Penulis : Tri Wahyuni (Mahasiswi STEI SEBI 2022)

          Perkembangan sistem pembayaran dan investasi mata uang digital telah mempermudah dan mempercepat transaksi melalui aplikasi di smartphone. Saat ini, muncul Bitcoin (Crypto), sebuah mata uang digital yang diatur oleh blockchain. Bitcoin ditemukan oleh Satoshi Nakamoto pada tahun 2009. Sistem ini mengandalkan jaringan peer-to-peer dan menggunakan kriptografi kunci publik untuk mengelola transaksi. Semua transaksi dibuka untuk umum dan disimpan dalam sebuah database yang didistribusikan.

          Bitcoin memiliki beberapa kelebihan, seperti tidak memiliki biaya transaksi, cepat, dan tidak terikat oleh batas geografis. Namun, Bitcoin juga memiliki beberapa kekurangan, seperti tingkat volatilitas (perubahan) yang tinggi dan tidak memiliki wujud fisik. Dalam perspektif syariah, Bitcoin juga dikritik karena mengandung unsur gharar (ketidakjelasan) dan maysir (spekulasi).

Prinsip-prinsip keuangan syariah yang ditetapkan oleh hukum Islam (syariah) meliputi:

  • Riba: Bitcoin tidak melibatkan bunga atau riba secara langsung. Namun, perdagangan Bitcoin seringkali melibatkan fluktuasi harga yang signifikan, yang bisa dianggap sebagai bentuk spekulasi.
  • Gharar: Salah satu kekhawatiran utama dalam konteks syariah adalah gharar atau ketidakpastian. Harga Bitcoin yang sangat volatil dapat menyebabkan tingkat ketidakpastian yang tinggi, yang dapat dianggap tidak sesuai dengan prinsip syariah.
  • Maisir: Bitcoin sering diperdagangkan dengan tujuan spekulatif, yang mendekati aktivitas perjudian. Ini bisa menjadi masalah jika penggunaan Bitcoin lebih banyak bersifat spekulatif daripada sebagai alat tukar yang sah.
  • Kepemilikan yang Sah: Bitcoin adalah aset digital yang diakui secara luas dan memiliki nilai nyata.

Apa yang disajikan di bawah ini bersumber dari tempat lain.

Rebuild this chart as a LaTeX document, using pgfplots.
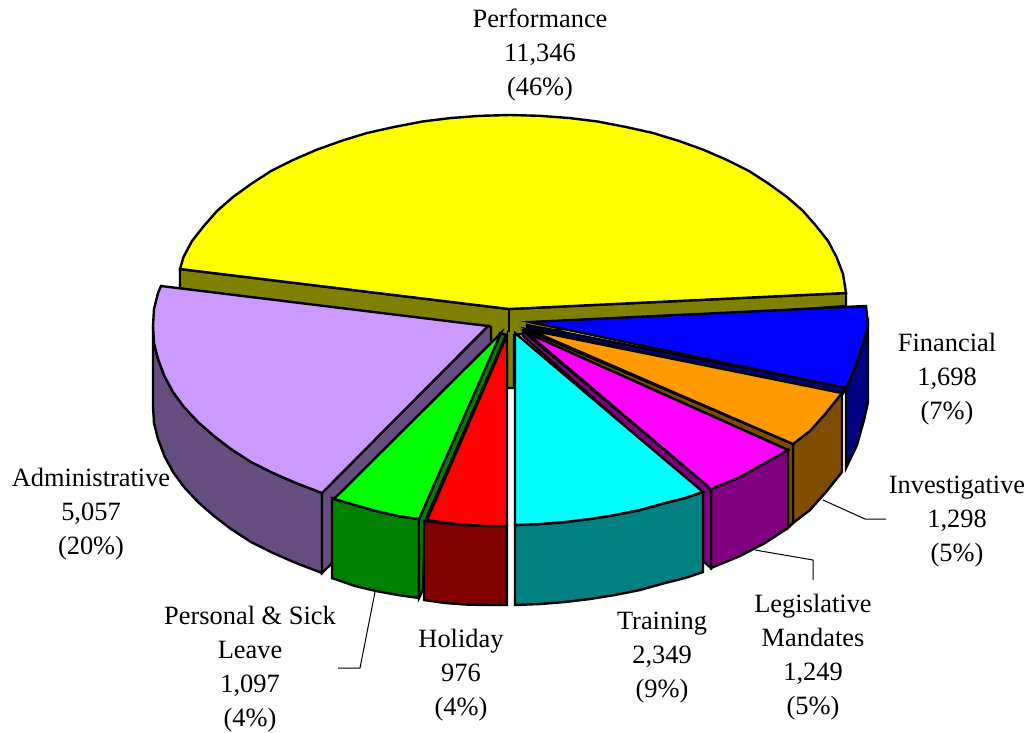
\documentclass[border=0pt]{standalone}
\usepackage{pgfplots}
\pgfplotsset{compat=1.18}
\usepackage{fontspec}
\setmainfont{Liberation Serif}
\definecolor{olive}{HTML}{808000}
\definecolor{lilac}{HTML}{CC99FF}
\definecolor{lilacd}{HTML}{664D80}
\definecolor{orangex}{HTML}{FF9900}
\definecolor{brownx}{HTML}{804D00}
\definecolor{greend}{HTML}{008000}
\definecolor{greenx}{HTML}{00FF00}
\definecolor{redd}{HTML}{800000}
\definecolor{redx}{HTML}{FF0000}
\definecolor{tealx}{HTML}{008080}
\definecolor{cyanx}{HTML}{00FFFF}
\definecolor{purplex}{HTML}{800080}
\definecolor{magentax}{HTML}{FF00FF}
\definecolor{navyx}{HTML}{000080}
\definecolor{bluex}{HTML}{0000FF}
\definecolor{yellowx}{HTML}{FFFF00}
\begin{document}
\begin{tikzpicture}[x=1pt,y=1pt]
\path[use as bounding box] (0,0) rectangle (1028pt,732pt);
\begin{axis}[at={(0,0)},anchor=south west,width=1028pt,height=732pt,scale only axis,
  xmin=0,xmax=1028,ymin=0,ymax=732,y dir=reverse,hide axis,clip=false,no markers,
  every axis plot/.append style={draw=black,line width=2.4pt,line join=miter}]
% Performance: wall and top
\addplot[fill=olive] coordinates {(180,269)(509,309)(846,293)(846,306)(600,325)(514,335)(514,388)(507,388)(507,360)(480,360)(490,328)(180,289)} --cycle;
\addplot[fill=yellowx] coordinates {(180,269)(183.5,257)(192,241)(204,225.8)(217,211)(233,197)(251,184)(271,171)(293,160)(316,150)(341,141)(367,133)(394,127)(422.5,121.5)(451,118)(480.5,115.8)(510,115)(539.5,115.8)(569,118)(597.5,121.5)(626,127)(653,133)(679,141)(704,150)(727,160)(749,171)(769,184)(787,197)(803,211)(816,225.8)(828,241)(836.5,257)(843,274)(846,293)(509,309)} --cycle;
\addplot[line width=2.4pt] coordinates {(509,309)(509,332)};
% Financial
\addplot[fill=navyx] coordinates {(868,325)(864,340)(856,365)(846,388)(846,468)(857,445)(864,420)(868,402)} --cycle;
\addplot[fill=navyx] coordinates {(527,325)(846,388)(842,395)(527,328)} --cycle;
\addplot[fill=bluex] coordinates {(530,322)(866,306)(868,325)(864,340)(856,365)(846,388)} --cycle;
% Investigative
\addplot[fill=brownx] coordinates {(793,444)(810,431)(826,413)(842,393)(842,472)(826,492)(810,510)(793,523)} --cycle;
\addplot[fill=brownx] coordinates {(524,329)(793,444)(793,523)(788,528)(788,450)(524,332)} --cycle;
\addplot[fill=orangex] coordinates {(530,330)(842,393)(826,413)(810,431)(793,444)} --cycle;
% Legislative Mandates
\addplot[fill=purplex] coordinates {(711,489)(740,477)(765,463)(788,450)(788,528)(765,543)(740,556)(711,568)} --cycle;
\addplot[fill=purplex] coordinates {(523,331)(711,489)(711,568)(703,561)(703,495)(523,336)} --cycle;
\addplot[fill=magentax] coordinates {(527,333)(788,450)(765,463)(740,477)(711,489)} --cycle;
% Training
\addplot[fill=tealx] coordinates {(515,525)(540,524)(565,522)(590,519)(615,515)(640,510)(665,503)(685,498)(703,492)(703,572)(685,578)(665,583)(640,590)(615,595)(590,599)(565,602)(540,604)(515,605)} --cycle;
\addplot[fill=cyanx] coordinates {(515,333)(703,492)(685,498)(665,503)(640,510)(615,515)(590,519)(565,522)(540,524)(515,525)} --cycle;
% Administrative
\addplot[fill=lilacd] coordinates {(153,326)(154,343)(158,359)(164.4,376)(173,392)(184,407)(198,422)(214,436)(231,449)(251,462)(273,473)(296,483)(322,493)(322,573)(296,563)(273,553)(251,542)(231,529)(214,516)(198,502)(184,487)(173,472)(164.4,456)(158,439)(154,423)(153,406)} --cycle;
\addplot[fill=lilacd] coordinates {(322,493)(488,326)(491,327)(491,405)(322,573)} --cycle;
\addplot[fill=lilac] coordinates {(161,286)(158,293)(154,309)(153,326)(154,343)(158,359)(164.4,376)(173,392)(184,407)(198,422)(214,436)(231,449)(251,462)(273,473)(296,483)(322,493)(488,326)} --cycle;
% Personal and Sick Leave
\addplot[fill=greend] coordinates {(332,498)(355,505)(376,511)(398,516)(419,519)(419,598)(398,595)(376,591)(355,586)(332,578)} --cycle;
\addplot[fill=greend] coordinates {(419,519)(500,333)(506,335)(425,521)(423,590)(419,598)} --cycle;
\addplot[fill=greenx] coordinates {(334,499)(355,505)(376,511)(398,516)(419,519)(501,333)} --cycle;
% Holiday
\addplot[fill=redd] coordinates {(424,521)(445,523)(465,525)(485,526)(507,526)(507,605)(485,605)(465,604.5)(445,603)(424,600)} --cycle;
\addplot[fill=redx] coordinates {(507,335)(507,526)(487,526)(467,525)(447,523)(427,520)} --cycle;
% Leader lines
\addplot[line width=1pt] coordinates {(823,500)(865,519)(886,519)};
\addplot[line width=1pt] coordinates {(755,550)(813,560)(813,580)};
\addplot[line width=1pt] coordinates {(375,592)(360,668)(338,668)};
% Labels
\tikzset{lab/.style={align=center,inner sep=0pt,font=\fontsize{26.4}{34}\selectfont,anchor=center}}
\node[lab] at (axis cs:540,55.5) {Performance\\11,346\\(46\%)};
\node[lab] at (axis cs:947,379.5) {Financial\\1,698\\(7\%)};
\node[lab] at (axis cs:957,521.5) {Investigative\\1,298\\(5\%)};
\node[lab] at (axis cs:813,657.5) {Legislative\\Mandates\\1,249\\(5\%)};
\node[lab] at (axis cs:662,657.5) {Training\\2,349\\(9\%)};
\node[lab] at (axis cs:461,675.5) {Holiday\\976\\(4\%)};
\node[lab] at (axis cs:250,669.5) {Personal \& Sick\\Leave\\1,097\\(4\%)};
\node[lab] at (axis cs:91,514.5) {Administrative\\5,057\\(20\%)};
\end{axis}
\end{tikzpicture}
\end{document}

           Penggunaan Bitcoin di Indonesia masih menjadi topik yang dibahas. Menurut Undang-Undang Nomor 7 Tahun 2011, mata uang yang sah digunakan di Indonesia hanya mata uang rupiah. Oleh karena itu, penggunaan Bitcoin sebagai alat pembayaran di Indonesia masih belum sah secara hukum. Namun, Bitcoin dapat digunakan sebagai komoditas yang dapat diperdagangkan di bursa berjangka. Beberapa pakar menyebutkan bahwa Bitcoin dianggap sebagai komoditas, namun dalam Islam hal itu tidak diperbolehkan.

Dari masalah ini, kita coba melihat Bitcoin dari dua pandangan, yaitu sebagai harta dan mata uang:

  • Bitcoin sebagai Harta: Bitcoin diperlakukan sebagai barang yang dapat diperjualbelikan.
  • Bitcoin sebagai Mata Uang: Bitcoin dapat digunakan untuk membeli barang dalam komunitas yang menerima Bitcoin.

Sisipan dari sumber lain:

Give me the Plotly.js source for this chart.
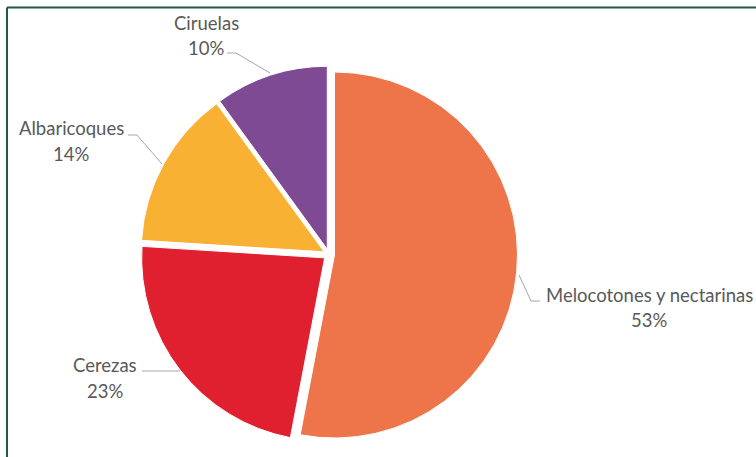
<!DOCTYPE html>
<html>
<head>
<meta charset="utf-8">
<script src="https://cdn.plot.ly/plotly-3.0.1.min.js"></script>
<style>html,body{margin:0;padding:0;background:#fff;}#chart{width:756px;height:457px;}</style>
</head>
<body>
<div id="chart"></div>
<script>
// Data
const labels = ["Melocotones y nectarinas", "Cerezas", "Albaricoques", "Ciruelas"];
const values = [53, 23, 14, 10];
const colors = ["#EE7449", "#E0202F", "#F8B133", "#7E4A94"];

const W = 756, H = 457;
const px = x => x / W;
const py = y => 1 - y / H;

const total = values.reduce((a, b) => a + b, 0);
const pct = values.map(v => Math.round(v / total * 100) + "%");

// label positions (pixels): [centerX, nameY, pctY]
const labelPos = [
  [649, 295, 320],
  [105, 365, 391],
  [71, 128, 154],
  [206, 23, 48]
];
// leader lines (pixels)
const leaders = [
  [[519, 275], [531, 301], [540, 301]],
  [[142, 371], [180, 371]],
  [[128, 135], [137, 135], [162, 164]],
  [[227, 53], [236, 53], [270, 73]]
];

const font = {family: "Lato, 'Open Sans', sans-serif", size: 18.5, color: "#595959"};
const annotations = [];
labels.forEach((l, i) => {
  const p = labelPos[i];
  annotations.push({xref: "paper", yref: "paper", x: px(p[0]), y: py(p[1]), text: l, showarrow: false, xanchor: "center", yanchor: "middle", font: font});
  annotations.push({xref: "paper", yref: "paper", x: px(p[0]), y: py(p[2]), text: pct[i], showarrow: false, xanchor: "center", yanchor: "middle", font: font});
});

const shapes = leaders.map(pts => ({
  type: "path", xref: "paper", yref: "paper",
  path: pts.map((q, j) => (j ? "L" : "M") + px(q[0]) + "," + py(q[1])).join(" "),
  line: {color: "#A6A6A6", width: 1}
}));
// frame (top and left)
shapes.push({type: "line", xref: "paper", yref: "paper", x0: px(7), x1: 1.01, y0: py(7.5), y1: py(7.5), line: {color: "#1E5A45", width: 2}});
shapes.push({type: "line", xref: "paper", yref: "paper", x0: px(7), x1: px(7), y0: py(7.5), y1: -0.01, line: {color: "#1E5A45", width: 2}});

const trace = {
  type: "pie",
  labels: labels,
  values: values,
  sort: false,
  direction: "clockwise",
  rotation: 0,
  pull: [0.03, 0.03, 0.03, 0.03],
  marker: {colors: colors, line: {color: "#FFFFFF", width: 1}},
  textinfo: "none",
  hoverinfo: "label+percent",
  domain: {x: [px(140.5), px(517.5)], y: [457 - 443, 457 - 66].map(v => v / H)}
};

Plotly.newPlot("chart", [trace], {
  width: W, height: H,
  margin: {l: 0, r: 0, t: 0, b: 0},
  showlegend: false,
  paper_bgcolor: "#FFFFFF",
  annotations: annotations,
  shapes: shapes
}, {displayModeBar: false, staticPlot: true});
</script>
</body>
</html>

LEGALITAS BITCOIN SEBAGAI ALAT TUKAR DI INDONESIA

          Transaksi digital memiliki potensi besar bagi perekonomian. Harapannya, ada keputusan yang jelas mengenai legalitas Bitcoin di Indonesia. Bank Indonesia (BI) dan pemerintah mendorong transaksi non-tunai agar semakin berkembang. Melihat perdagangan online (e-commerce), bisnis uang elektronik, dan teknologi finansial (fintech) telah mencapai kesuksesan yang fenomenal.

          Beberapa negara telah melegalkan Bitcoin dan kini valid sebagai alat pembayaran. Oleh karena itu, Otoritas Jasa Keuangan (OJK), BI, Badan Pengawas Perdagangan Berjangka Komoditi (BAPPEBTI), dan seluruh elemen sedang mengkaji langkah yang harus diambil terkait hal tersebut. Untuk jaringan produk, semua jenis produk harus ditetapkan dan disetujui oleh pemerintah.

          Bitcoin adalah alat pembayaran virtual, yang berarti transaksi digital memiliki potensi besar bagi perekonomian. Oleh karena itu, ketiga otoritas tersebut harus bersama-sama mengeluarkan peraturan. BI mengatur uang dan peredarannya, OJK mengatur di mana uang boleh diputar, dan BAPPEBTI mengatur tata cara pemasukan bahan baku sebagai pasar modal.

          Islamic Development Bank (IDB) mendorong negara-negara anggotanya untuk mengembangkan produk keuangan berbasis teknologi blockchain. Faktanya, Dubai saat ini sedang mengembangkan cryptocurrencynya sendiri untuk digunakan di wilayah Uni Emirat Arab (UEA). Hal ini akan memungkinkan pemerintah untuk mengontrol peredaran mata uang virtual (Vendy, 2017).